The neighbors’ leaf pile looked even bigger than usual this year. And, so, it pained me even more to watch it ignite. Like many in my county, they regularly burn their yard waste.
The wet leaves produce extra-heavy smoke. (They also release loads of carbon monoxide and some known carcinogens, too!)
Other folks bag their leaves. Some bags head to landfills. Others are composted elsewhere. For my part, I used to remove every last stalk and fallen leaf to compost in my own bins.
But, when it comes to the overall health of our landscapes and the productivity of our gardens, none of these practices is exactly ideal.
Turns out, those leaves and plant stalks do a lot more good when left in place—or when they’re only slightly rearranged during garden cleanup. Taking this more relaxed approach helps to provide crucial habitat for overwintering pollinators, mammals and even amphibians.
It also works in our favor by insulating perennial plants’ roots and enriching the soil for next season.
Stalks and Stems
“Depending on where you live, you can easily have 30 to 40 different native [bee] species in your garden,” says Matthew Shepherd, Director of Communications and Outreach for The Xerces Society for Invertebrate Conservation. “People don’t always realize there’s this level of diversity, because, when we think of bees, we think of honeybees or bumblebees.”
But in North America, there are more than 3,600 native bee species. “They’re all facing the same problems with pesticides and lack of habitat,” Shepherd notes.
Many native bees actually live inside hollow plant stems, so leaving these standing can be hugely helpful to these valuable pollinators. “If your stems are 18 inches to two feet tall, you could probably get away with that without your neighbors complaining too much,” he says.
As for taller plants?
“You don’t necessarily have to leave the entire stem,” Shepherd says. You can simply trim these down to the 2-foot level and then loosely pile the cut stalks in an out-of-the-way spot. This enables any native bee occupants to safely remain there all winter and emerge during warm weather.

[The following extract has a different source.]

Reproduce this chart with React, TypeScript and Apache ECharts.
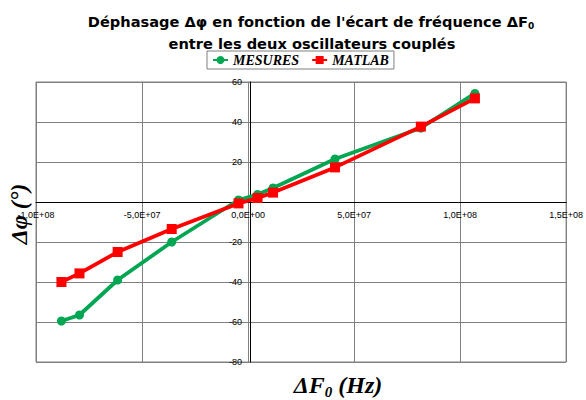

“They need a full year of stability in their nest,” he explains. “For some of those bees, they won’t be adults until May or June or July. So, if you’re taking those stems out in spring, you’re doing away with any benefit you might’ve created.”
Leaving the Leaves
As with native bees, Shepherd notes, “There are also dozens of butterfly species that are threatened, declining or rare across the country.” Many of these, including some swallowtails and luna moths, overwinter amongst fallen leaves. So, when you remove the leaves—or shred them—you’re doing away with some of next spring’s butterflies.
“With the leaves, the idea is you can leave them in the back of your flower border or at the base of a hedge row or wherever to allow them to rot down,” Shepherd says. “They provide the longer-term cover for the beetles and the caterpillars and other things that might be sheltering in there or they just break down and help the organic matter in your soil.”
He adds, “We’re not saying you have to keep all the leaves. And you don’t have to leave them everywhere. It’s perfectly fine if your grass needs to be raked. Then rake it, but take the leaves, and, if you can put them in a corner somewhere, that’s great.”
If you do pile your leaves inside flower beds during garden cleanup, be sure to leave a little space around the crowns of any delicate perennials to avoid smothering them.
Wondering what the neighbors will think? There are some things you can do to counterbalance the less-than-tidy look.
First, telegraph that the garden cleanup moves you’ve made are intentional by trimming any tall grass along the outer edge of your planting beds. Likewise, neaten any bricks, blocks or other hardscaping features you may have put in place to help delineate the perimeter of your gardens.
You might also install bird feeders, pretty stones or even a solar-heated birdbath to add extra interest inside your overwintering gardens. And, if you chose to trim back extra-tall stalks, consider arranging some of these in a tent- or teepee-like fashion. This can add still more visual interest and provide windbreaks for birds and other small creatures.
Want to go the extra mile? The Wild Seed Project offers an attractive, free “Leave the Leaves” sign. Have it color-printed and laminated—or place it in a protective frame—to display outside for any curious passersby.